Developers of open source projects hope to attract collaborators in the future. Unfortunately, most of the costs of a development tool or library are borne not by the person who chooses it; they are borne by the future collaborators who they hope will materialize later. While an existing collaborator might agree to learn a new programming language or pay for a new tool, a hypothetical future contributor can’t do that. Attracting volunteers to work on an open source project is very difficult to begin with, so developers are strongly averse to imposing costs on them. The perceived impact of these externalized costs is magnified many times over, so people don’t accept them.

You would think a company building a team to work on a software project wouldn’t have this problem, because it can internalize the future costs: it pays for the software and it pays employees for the time they spend getting up to speed.

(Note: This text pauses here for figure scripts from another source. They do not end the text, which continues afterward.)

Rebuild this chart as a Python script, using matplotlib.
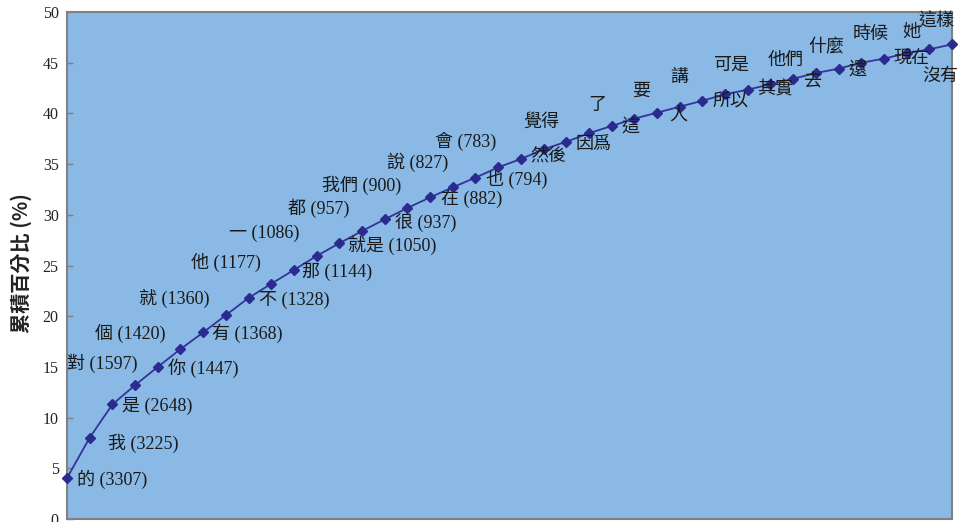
import matplotlib
matplotlib.use("Agg")
import matplotlib.pyplot as plt

# ---- data ----
words = ["的", "我", "是", "對", "你", "個", "有", "就", "不", "他",
         "那", "一", "就是", "都", "很", "我們", "在", "說", "也", "會",
         "然後", "覺得", "因爲", "了", "這", "要", "人", "講", "所以", "可是",
         "其實", "他們", "去", "什麼", "還", "時候", "現在", "她", "沒有", "這樣"]
counts = [3307, 3225, 2648, 1597, 1447, 1420, 1368, 1360, 1328, 1177,
          1144, 1086, 1050, 957, 937, 900, 882, 827, 794, 783]
cum_pct = [4.04, 8.02, 11.3, 13.2, 15.0, 16.75, 18.4, 20.1, 21.8, 23.2,
           24.56, 25.94, 27.19, 28.40, 29.55, 30.67, 31.72, 32.71, 33.66, 34.68,
           35.5, 36.46, 37.2, 38.04, 38.76, 39.48, 40.07, 40.66, 41.25, 41.88,
           42.34, 42.87, 43.42, 43.98, 44.41, 45.0, 45.4, 45.93, 46.32, 46.81]
y_ticks = [0, 5, 10, 15, 20, 25, 30, 35, 40, 45, 50]
y_label = "累積百分比 (%)"

# ---- label placement (pixel offsets from each point, and alignment) ----
label_pos = [
    (10, -1, "left"), (18, -6, "left"), (10, -2, "left"), (-33, 22, "center"),
    (10, -1, "left"), (-50, 16, "center"), (9, -1, "left"), (-52, 17, "center"),
    (10, -2, "left"), (-45, 21, "center"), (8, -2, "left"), (-52, 23, "center"),
    (9, -2, "left"), (-43, 23, "center"), (10, -3, "left"), (-46, 23, "center"),
    (11, -2, "left"), (-35, 25, "center"), (11, -2, "left"), (-33, 26, "center"),
    (9, 2, "left"), (-2, 27, "center"), (9, -3, "left"), (8, 28, "center"),
    (10, -2, "left"), (7, 27, "center"), (12, -2, "left"), (0, 29, "center"),
    (10, -1, "left"), (7, 29, "center"), (9, 0, "left"), (15, 24, "center"),
    (11, -3, "left"), (10, 25, "center"), (10, -1, "left"), (9, 28, "center"),
    (10, -1, "left"), (5, 21, "center"), (-7, -27, "left"), (-15, 22, "center"),
]

FAM = ["Liberation Serif", "Noto Sans CJK TC"]

fig = plt.figure(figsize=(9.6, 5.22), dpi=100)
fig.patch.set_facecolor("white")
W, H = 960, 522
ax = fig.add_axes([67 / W, 3 / H, (952 - 67) / W, (519 - 12) / H])
ax.set_facecolor("#89B9E4")

x = list(range(len(words)))
ax.plot(x, cum_pct, color="#33339A", linewidth=1.3, marker="D",
        markersize=4.6, markerfacecolor="#2B2B8F", markeredgecolor="#2B2B8F",
        clip_on=False, zorder=3)

for i, w in enumerate(words):
    txt = f"{w} ({counts[i]})" if i < len(counts) else w
    dx, dy, ha = label_pos[i]
    ax.annotate(txt, (x[i], cum_pct[i]), xytext=(dx, dy),
                textcoords="offset pixels", ha=ha, va="center",
                fontsize=13, family=FAM, color="#1a1a1a", zorder=4,
                annotation_clip=False)

ax.set_xlim(0, len(words) - 1)
ax.set_ylim(0, 50)
ax.set_yticks(y_ticks)
ax.set_xticks([])
ax.tick_params(axis="y", direction="in", length=4, width=1, color="#808080",
               pad=6, labelsize=11.5, labelcolor="#222222")
for lab in ax.get_yticklabels():
    lab.set_family(FAM)
for s in ax.spines.values():
    s.set_color("#808080")
    s.set_linewidth(1.5)

fig.text(21 / W, 1 - 263 / H, y_label, rotation=90, ha="center", va="center",
         fontsize=14.5, fontweight="bold",
         family=["Noto Sans CJK TC", "DejaVu Sans"], color="#222222")

fig.savefig("out.png", dpi=100, facecolor="white")
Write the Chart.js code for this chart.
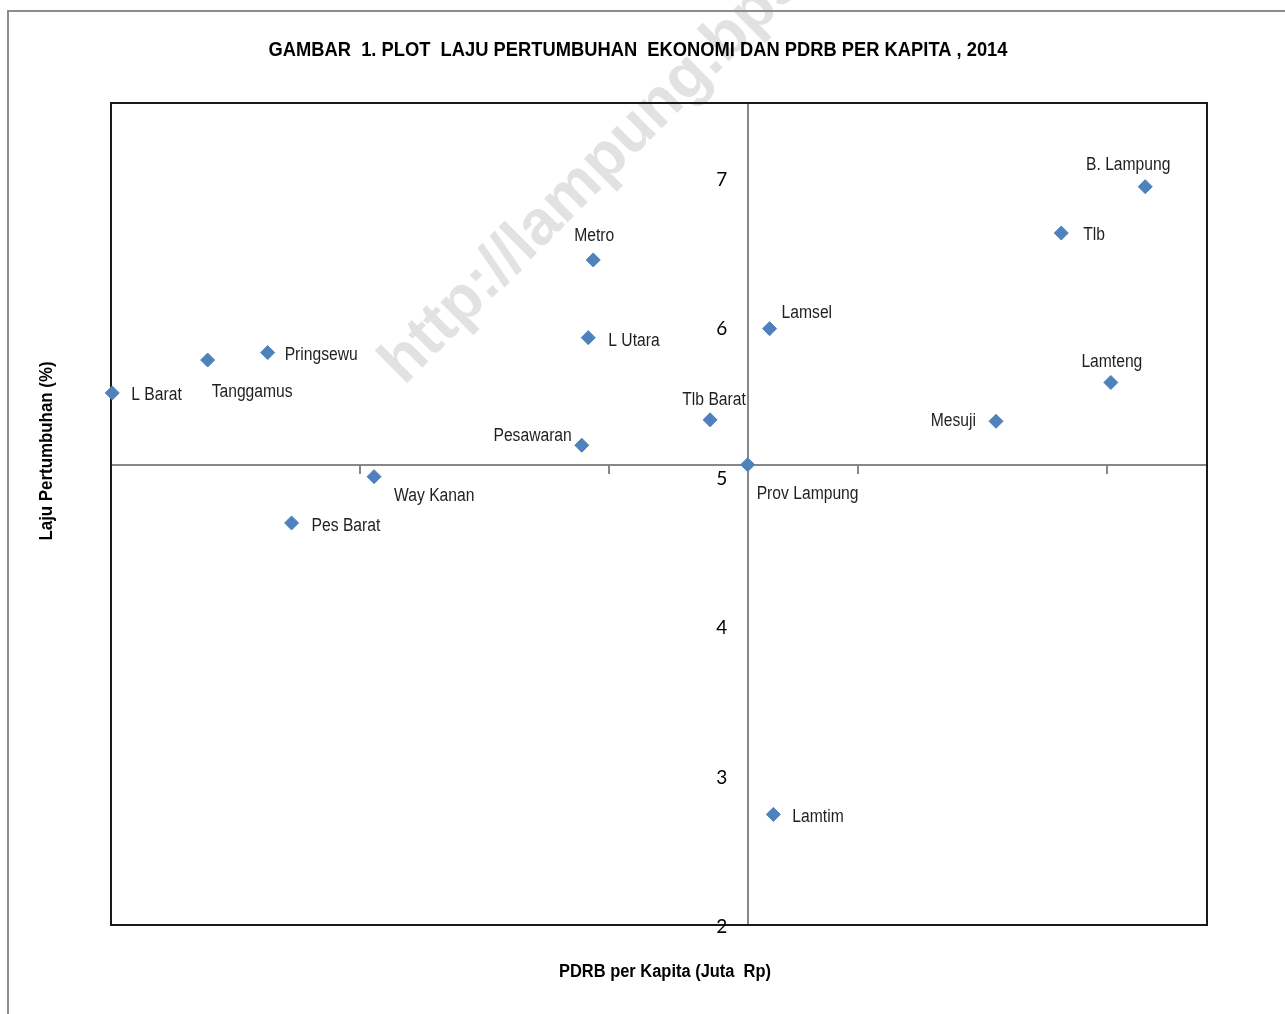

But there’s another problem. The quality of a software library is hard to judge until you’ve used it in a project; it’s risky to try an unfamiliar library in a big company-funded project with a team. So developers try out new libraries in smaller, less-important projects where they can take risks — and these tend to be open-source projects, where trying new libraries is a low-ranked side-goal.

This results in an equilibrium where people reject tools, not because they themselves are deterred by the up-front cost, but because they expect other people to be deterred by that cost. This means that if you write a better IDE, a good library, a better compiler, or some other piece of superior software, you’ll have a much harder time charging money for it than the direct economic proposition would suggest, and a much harder time getting people to try it and learn how to use it than the direct economic proposition would suggest.